Emit the data below verbatim, stripping out any pictures.

> [Given records]
■ ■ ■ ■ ■

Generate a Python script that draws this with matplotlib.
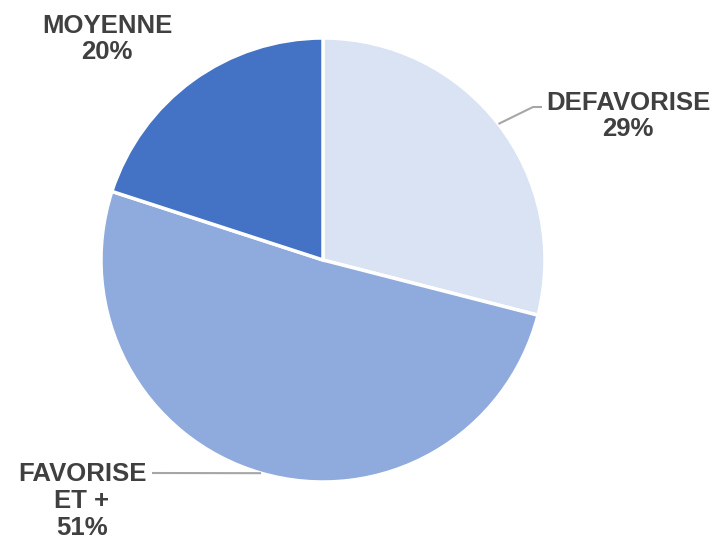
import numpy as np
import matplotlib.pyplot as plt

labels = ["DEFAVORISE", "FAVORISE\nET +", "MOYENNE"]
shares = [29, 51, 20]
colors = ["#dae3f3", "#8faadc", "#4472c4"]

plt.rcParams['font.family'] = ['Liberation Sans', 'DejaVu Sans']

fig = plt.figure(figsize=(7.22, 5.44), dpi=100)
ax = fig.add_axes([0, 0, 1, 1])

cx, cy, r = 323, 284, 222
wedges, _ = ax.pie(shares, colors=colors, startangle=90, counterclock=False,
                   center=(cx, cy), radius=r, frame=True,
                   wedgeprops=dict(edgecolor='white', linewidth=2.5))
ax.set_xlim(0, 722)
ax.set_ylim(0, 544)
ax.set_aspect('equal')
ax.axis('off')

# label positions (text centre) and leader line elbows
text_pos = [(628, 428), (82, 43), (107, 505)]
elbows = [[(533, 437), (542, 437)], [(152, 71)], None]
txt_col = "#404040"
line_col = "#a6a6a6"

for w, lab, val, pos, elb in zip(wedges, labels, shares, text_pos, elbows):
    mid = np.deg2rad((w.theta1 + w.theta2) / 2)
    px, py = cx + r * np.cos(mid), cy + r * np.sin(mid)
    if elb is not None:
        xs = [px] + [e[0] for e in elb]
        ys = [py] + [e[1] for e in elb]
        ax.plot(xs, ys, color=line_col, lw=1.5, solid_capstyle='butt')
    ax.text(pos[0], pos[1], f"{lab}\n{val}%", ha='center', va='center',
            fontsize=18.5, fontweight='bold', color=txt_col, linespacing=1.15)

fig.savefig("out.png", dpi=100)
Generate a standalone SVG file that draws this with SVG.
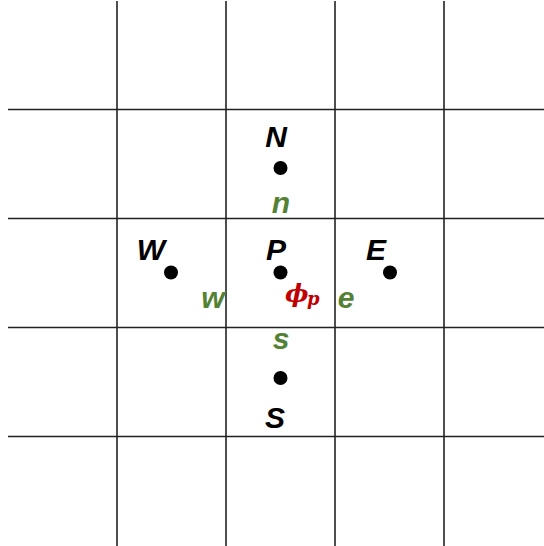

■ ■ ■ ■ ■

> [Answer to the exercise]
Generate a Python script that draws this with matplotlib.
import numpy as np
import matplotlib.pyplot as plt

labels = ["DEFAVORISE", "FAVORISE\nET +", "MOYENNE"]
shares = [29, 51, 20]
colors = ["#dae3f3", "#8faadc", "#4472c4"]

plt.rcParams['font.family'] = ['Liberation Sans', 'DejaVu Sans']

fig = plt.figure(figsize=(7.22, 5.44), dpi=100)
ax = fig.add_axes([0, 0, 1, 1])

cx, cy, r = 323, 284, 222
wedges, _ = ax.pie(shares, colors=colors, startangle=90, counterclock=False,
                   center=(cx, cy), radius=r, frame=True,
                   wedgeprops=dict(edgecolor='white', linewidth=2.5))
ax.set_xlim(0, 722)
ax.set_ylim(0, 544)
ax.set_aspect('equal')
ax.axis('off')

# label positions (text centre) and leader line elbows
text_pos = [(628, 428), (82, 43), (107, 505)]
elbows = [[(533, 437), (542, 437)], [(152, 71)], None]
txt_col = "#404040"
line_col = "#a6a6a6"

for w, lab, val, pos, elb in zip(wedges, labels, shares, text_pos, elbows):
    mid = np.deg2rad((w.theta1 + w.theta2) / 2)
    px, py = cx + r * np.cos(mid), cy + r * np.sin(mid)
    if elb is not None:
        xs = [px] + [e[0] for e in elb]
        ys = [py] + [e[1] for e in elb]
        ax.plot(xs, ys, color=line_col, lw=1.5, solid_capstyle='butt')
    ax.text(pos[0], pos[1], f"{lab}\n{val}%", ha='center', va='center',
            fontsize=18.5, fontweight='bold', color=txt_col, linespacing=1.15)

fig.savefig("out.png", dpi=100)
Generate a standalone SVG file that draws this with SVG.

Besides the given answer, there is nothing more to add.